Sprint attacked AT&T’s buyout of T-Mobile USA again yesterday in its latest round of arguments to the FCC denouncing the mega-merger.
The carrier’s most recent offensive claims that AT&T can increase the capacity of its network by more than 600 percent by 2015 at a fraction of the $39 billion it’s shelling out to buy T-Mobile, its third-largest competitor.
The 299-page technical analysis was prompted by the FCC’s June 20 deadline to respond to AT&T’s defense of the T-Mobile merger, which claimed that the deal was the best possible solution to meet its customers’ crippling demand for mobile data.
“AT&T’s purported rationale for the proposed merger — that there is no other way to meet its projected data service demand growth — is simply unfounded,” said Sprint spokeswoman Vonya McCann. “AT&T could increase its capacity by developing its warehoused spectrum, accelerating its 4G network buildout, and implementing a more efficient network architecture, just as other wireless carriers around the world are doing today.”
AT&T quickly shot back at Sprint.
“A company that has outsourced the management of its own network shouldn’t be giving advice to others,” an AT&T spokeswoman said, alluding to Sprint’s $5 billion outsourcing deal with Ericsson, which transferred the operations of its network to the Swedish infrastructure vendor.
Sprint also criticized AT&T’s pledge to expand its LTE network to an additional 55 million people in rural areas of the country if the merger is allowed to go through.
“AT&T’s LTE ‘promise’ is in reality an empty threat to withhold its LTE deployment to rural and exurban areas if it does not get its way in this proceeding,” Sprint said.
AT&T’s promise to expand LTE into rural America has been particularly appealing to government officials.
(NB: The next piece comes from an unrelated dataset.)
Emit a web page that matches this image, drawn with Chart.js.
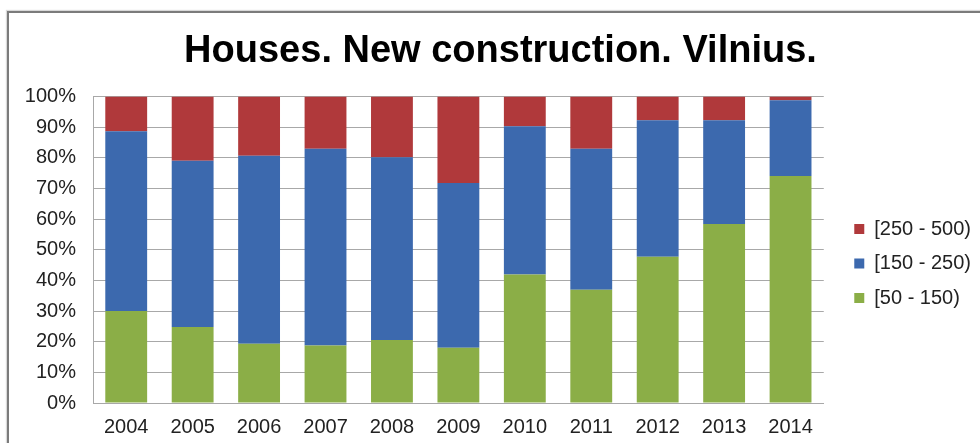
<!DOCTYPE html>
<html>
<head>
<meta charset="utf-8">
<title>Houses. New construction. Vilnius.</title>
<script src="https://cdn.jsdelivr.net/npm/chart.js@4/dist/chart.umd.min.js"></script>
<style>
  html, body { margin: 0; padding: 0; background: #ffffff; overflow: hidden; }
  #wrap { position: relative; width: 980px; height: 443px; overflow: hidden; }
  #frame {
    position: absolute; left: 7px; top: 11px; width: 1100px; height: 600px;
    border-left: 2px solid #7b7b7b; border-top: 2px solid #7b7b7b;
    box-shadow: -1px -1px 1px rgba(0,0,0,0.15);
  }
  canvas { position: absolute; left: 0; top: 0; }
</style>
</head>
<body>
<div id="wrap">
  <div id="frame"></div>
  <canvas id="chart" width="980" height="443"></canvas>
</div>
<script>
// Share of new houses by floor area (m²), per year, in percent
const years = ['2004', '2005', '2006', '2007', '2008', '2009', '2010', '2011', '2012', '2013', '2014'];
const area50to150  = [30.0, 24.8, 19.3, 18.8, 20.6, 18.0, 41.9, 37.0, 47.7, 58.4, 74.1];
const area150to250 = [58.7, 54.3, 61.4, 64.2, 59.6, 53.8, 48.4, 46.0, 44.6, 33.9, 24.7];
const area250to500 = [11.3, 20.9, 19.3, 17.0, 19.8, 28.2,  9.7, 17.0,  7.7,  7.7,  1.2];
const seriesNames = ['[50 - 150)', '[150 - 250)', '[250 - 500)'];
const yTicks = [0, 10, 20, 30, 40, 50, 60, 70, 80, 90, 100];

const FONT = "'Liberation Sans', Arial, Helvetica, sans-serif";
Chart.defaults.font.family = FONT;
Chart.defaults.color = '#222222';

const GRID = '#a8a8a8';

// shifts the title and the legend block slightly after layout
const boxNudge = {
  id: 'boxNudge',
  afterLayout(chart, args, opts) {
    const move = (box, d) => {
      if (!box || !d) return;
      box.left += d.dx || 0; box.right += d.dx || 0;
      box.top += d.dy || 0; box.bottom += d.dy || 0;
    };
    move(chart.legend, opts.legend);
    move(chart.titleBlock, opts.title);
  }
};

new Chart(document.getElementById('chart'), {
  type: 'bar',
  data: {
    labels: years,
    datasets: [
      { label: seriesNames[0], data: area50to150,  backgroundColor: '#8bae47', borderWidth: 0 },
      { label: seriesNames[1], data: area150to250, backgroundColor: '#3c69ae', borderWidth: 0 },
      { label: seriesNames[2], data: area250to500, backgroundColor: '#b0393b', borderWidth: 0 }
    ]
  },
  plugins: [boxNudge],
  options: {
    responsive: false,
    animation: false,
    devicePixelRatio: 1,
    datasets: { bar: { categoryPercentage: 1.0, barPercentage: 0.63 } },
    layout: { padding: { left: 22, right: 15, top: 0, bottom: 0 } },
    scales: {
      x: {
        stacked: true,
        grid: { display: false, drawTicks: false },
        border: { display: true, color: GRID, width: 1 },
        ticks: { font: { size: 20 }, color: '#222222', padding: 12 },
        afterFit(scale) { scale.height = 40; }
      },
      y: {
        stacked: true,
        min: 0,
        max: 100,
        afterBuildTicks(scale) { scale.ticks = yTicks.map(v => ({ value: v })); },
        grid: { color: GRID, lineWidth: 1, drawTicks: false },
        border: { display: true, color: GRID, width: 1 },
        ticks: { font: { size: 20 }, color: '#222222', padding: 17, callback: v => v + '%' },
        afterFit(scale) { scale.width = 71; }
      }
    },
    plugins: {
      title: {
        display: true,
        text: 'Houses. New construction. Vilnius.',
        color: '#000000',
        font: { size: 38, weight: 'bold', family: FONT },
        padding: { top: 29, bottom: 22 }
      },
      legend: {
        position: 'right',
        align: 'center',
        reverse: true,
        labels: {
          font: { size: 20 },
          color: '#222222',
          boxWidth: 10,
          boxHeight: 10,
          padding: 14.5
        }
      },
      boxNudge: { legend: { dx: 16, dy: 42 }, title: { dx: 7, dy: 0 } },
      tooltip: { enabled: false }
    }
  }
});
</script>
</body>
</html>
Several state representatives have cited AT&T’s LTE plans when voicing their support for the operator’s merger with T-Mobile.
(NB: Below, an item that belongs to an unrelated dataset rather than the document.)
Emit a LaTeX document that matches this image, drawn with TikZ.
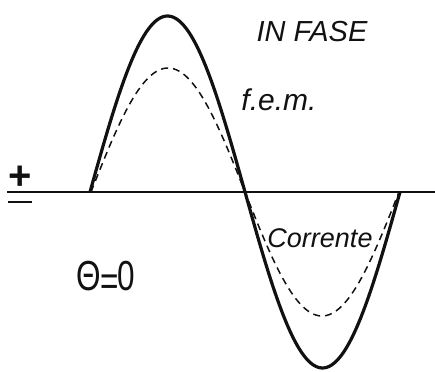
\documentclass[tikz,border=0pt]{standalone}
\usepackage{fontspec}
\setmainfont{Liberation Sans}
\usetikzlibrary{positioning}
\definecolor{Ink}{HTML}{111111}

\begin{document}
\begin{tikzpicture}[x=1pt,y=1pt,
    lbl/.style={Ink,inner sep=0pt,font=\itshape}]
        \useasboundingbox(0,-179)rectangle(435,192);
        \draw[line width=1.4pt,Ink](7,0)--(435,0);
        \draw[line width=3.2pt,Ink,domain=90:400,samples=120,smooth]plot(\x,{176*sin((\x-90)/155*180)});
        \draw[line width=1.5pt,Ink,dash pattern=on 7pt off 5pt,domain=91:399,samples=120,smooth]plot(\x,{124*sin((\x-91)/154*180)});
        \node[lbl,font=\fontsize{29}{30}\selectfont\itshape](fase)at(312,160){IN FASE};
        \node[lbl,font=\fontsize{30}{31}\selectfont\itshape](fem)at(279,92){f.e.m.};
        \node[lbl,font=\fontsize{27}{28}\selectfont\itshape](corr)at(320,-46){Corrente};
        \node[lbl,font=\fontsize{42}{43}\selectfont](theta)at(106,-86){\scalebox{.75}[1]{Θ\kern-1pt\raisebox{-5pt}{=}\kern-1pt0}};
        \node[lbl,font=\fontsize{40}{41}\selectfont\bfseries](plus)at(20,14){+};
        \draw[line width=2.8pt,Ink](8,-10)--(32,-10);
      \end{tikzpicture}
\end{document}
U.S. Cellular, the Rural Cellular Association, the Rural Telecommunications Group, MetroPCS and NTELOS also came out swinging against AT&T’s buyout of T-Mobile in comments filed with the FCC yesterday, which reiterated their prior arguments against the deal.
Public interest group Public Knowledge took a novel approach in its opposition to the deal, claiming that the merger was illegal under Section 314 of the Communications Act, which prohibits transactions between domestic and foreign companies that would “substantially lessen competition” for international communication or any other related “line of commerce.”
AT&T would have a monopoly hold on GSM roaming within the United States if its merger with T-Mobile is approved. Public Knowledge argues this makes AT&T’s buyout of T-Mobile illegal.
“Section 314 is an absolute statutory bar against the transfer. In the rare cases where, as here, a transaction triggers Section 314, the Commission has no choice but to deny the Application,” the group wrote.
AT&T did not respond directly to Public Knowledge’s attack on the deal, but referred to a post on its corporate blog titled: “It is Much Easier to Be Critical than to Be Correct,” which attacks opponents to the proposed buyout.
“The bottom line is that the combined company will be able to offer more output and higher quality service – and that’s a good thing for consumers even if our competitors don’t like it,” AT&T spokeswoman Joan Marsh wrote in the post.
AT&T has used its formidable lobbying power to amass political support from representatives at the state level. It remains to be seen how political pressure on the deal will affect the final decision on the merger from the FCC and antitrust regulators at the Department of Justice.